-- WHAT TO DO --
Exclude the pictures and reproduce the remaining data exactly as written.

-- DATA PROVIDED --
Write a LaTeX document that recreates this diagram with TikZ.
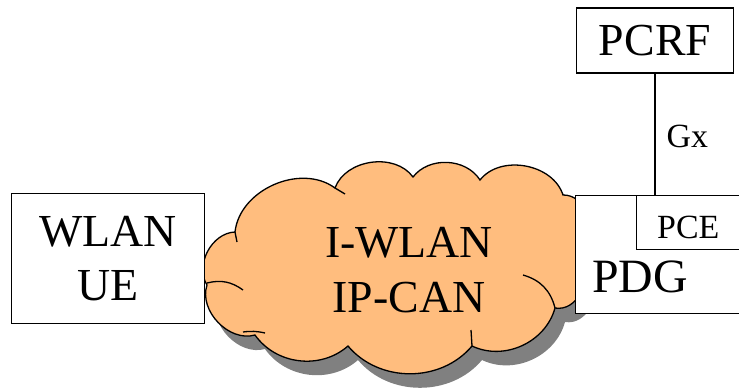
\documentclass[tikz,border=0pt]{standalone}
\usepackage{fontspec}
\setmainfont{Liberation Serif}
\tikzset{
    box/.style={draw, fill=white, line width=1.3bp, inner sep=0pt},
    bigtext/.style={font=\fontsize{46}{55}\selectfont},
    smalltext/.style={font=\fontsize{34}{36}\selectfont},
}
\definecolor{cloudfill}{RGB}{255,189,126}
\definecolor{cloudshadow}{RGB}{128,128,128}
\newcommand{\cloudoutline}{(235,232) to[bend left=60] (335,188) to[bend left=62] (413,177)
    to[bend left=55] (480,180) to[bend left=62] (563,195) to[bend left=95] (555,308)
    to[bend left=50] (472,346) to[bend left=50] (348,346) to[bend left=48] (255,335)
    to[bend left=62] (207,285) to[bend left=60] (235,232) -- cycle}
\begin{document}
\begin{tikzpicture}[x=1bp, y=-1bp]
    \useasboundingbox (0,0) rectangle (739,390);

    % the access network
    \fill[cloudshadow, shift={(10,14)}] \cloudoutline;
    \draw[fill=cloudfill, line width=1.3bp] \cloudoutline;
    \draw[line width=1.3bp] (207,283) to[bend left=25] (243,290);
    \draw[line width=1.3bp] (243,332) to[bend left=10] (265,333);
    \draw[line width=1.3bp] (523,275) to[bend left=30] (555,308);
    \draw[line width=1.3bp] (471,330) -- (472,346);
    \draw[line width=1.3bp] (235,232) -- (237,242);
    \draw[line width=1.3bp] (335,188) -- (345,194);
    \node[align=center, bigtext] (ipcan) at (409,270) {I-WLAN\\IP-CAN};

    % the end nodes
    \node[box, minimum width=194, minimum height=131, align=center, bigtext] (ue) at (108,258.5) {WLAN\\UE};
    \node[box, anchor=north west, minimum width=180, minimum height=118] (pdg) at (575,195) {};
    \node[font=\fontsize{48}{50}\selectfont, anchor=base west, inner sep=0pt] (pdgtext) at (592,292) {PDG};
    \node[box, anchor=north west, minimum width=115, minimum height=54] (pce) at (636,195) {};
    \node[smalltext, anchor=base west, inner sep=0pt] (pcetext) at (657,238) {PCE};

    % policy server
    \node[box, minimum width=158, minimum height=65, bigtext] (pcrf) at (655,40.5) {PCRF};
    \draw[line width=1.3bp] (pcrf.south) -- (pcrf.south |- pce.north)
        node[pos=0.61, anchor=base west, inner sep=0pt, xshift=11bp, smalltext] {Gx};
\end{tikzpicture}
\end{document}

-- ANSWER TO THIS EXERCISE --
Write a LaTeX document that recreates this diagram with TikZ.
\documentclass[tikz,border=0pt]{standalone}
\usepackage{fontspec}
\setmainfont{Liberation Serif}
\tikzset{
    box/.style={draw, fill=white, line width=1.3bp, inner sep=0pt},
    bigtext/.style={font=\fontsize{46}{55}\selectfont},
    smalltext/.style={font=\fontsize{34}{36}\selectfont},
}
\definecolor{cloudfill}{RGB}{255,189,126}
\definecolor{cloudshadow}{RGB}{128,128,128}
\newcommand{\cloudoutline}{(235,232) to[bend left=60] (335,188) to[bend left=62] (413,177)
    to[bend left=55] (480,180) to[bend left=62] (563,195) to[bend left=95] (555,308)
    to[bend left=50] (472,346) to[bend left=50] (348,346) to[bend left=48] (255,335)
    to[bend left=62] (207,285) to[bend left=60] (235,232) -- cycle}
\begin{document}
\begin{tikzpicture}[x=1bp, y=-1bp]
    \useasboundingbox (0,0) rectangle (739,390);

    % the access network
    \fill[cloudshadow, shift={(10,14)}] \cloudoutline;
    \draw[fill=cloudfill, line width=1.3bp] \cloudoutline;
    \draw[line width=1.3bp] (207,283) to[bend left=25] (243,290);
    \draw[line width=1.3bp] (243,332) to[bend left=10] (265,333);
    \draw[line width=1.3bp] (523,275) to[bend left=30] (555,308);
    \draw[line width=1.3bp] (471,330) -- (472,346);
    \draw[line width=1.3bp] (235,232) -- (237,242);
    \draw[line width=1.3bp] (335,188) -- (345,194);
    \node[align=center, bigtext] (ipcan) at (409,270) {I-WLAN\\IP-CAN};

    % the end nodes
    \node[box, minimum width=194, minimum height=131, align=center, bigtext] (ue) at (108,258.5) {WLAN\\UE};
    \node[box, anchor=north west, minimum width=180, minimum height=118] (pdg) at (575,195) {};
    \node[font=\fontsize{48}{50}\selectfont, anchor=base west, inner sep=0pt] (pdgtext) at (592,292) {PDG};
    \node[box, anchor=north west, minimum width=115, minimum height=54] (pce) at (636,195) {};
    \node[smalltext, anchor=base west, inner sep=0pt] (pcetext) at (657,238) {PCE};

    % policy server
    \node[box, minimum width=158, minimum height=65, bigtext] (pcrf) at (655,40.5) {PCRF};
    \draw[line width=1.3bp] (pcrf.south) -- (pcrf.south |- pce.north)
        node[pos=0.61, anchor=base west, inner sep=0pt, xshift=11bp, smalltext] {Gx};
\end{tikzpicture}
\end{document}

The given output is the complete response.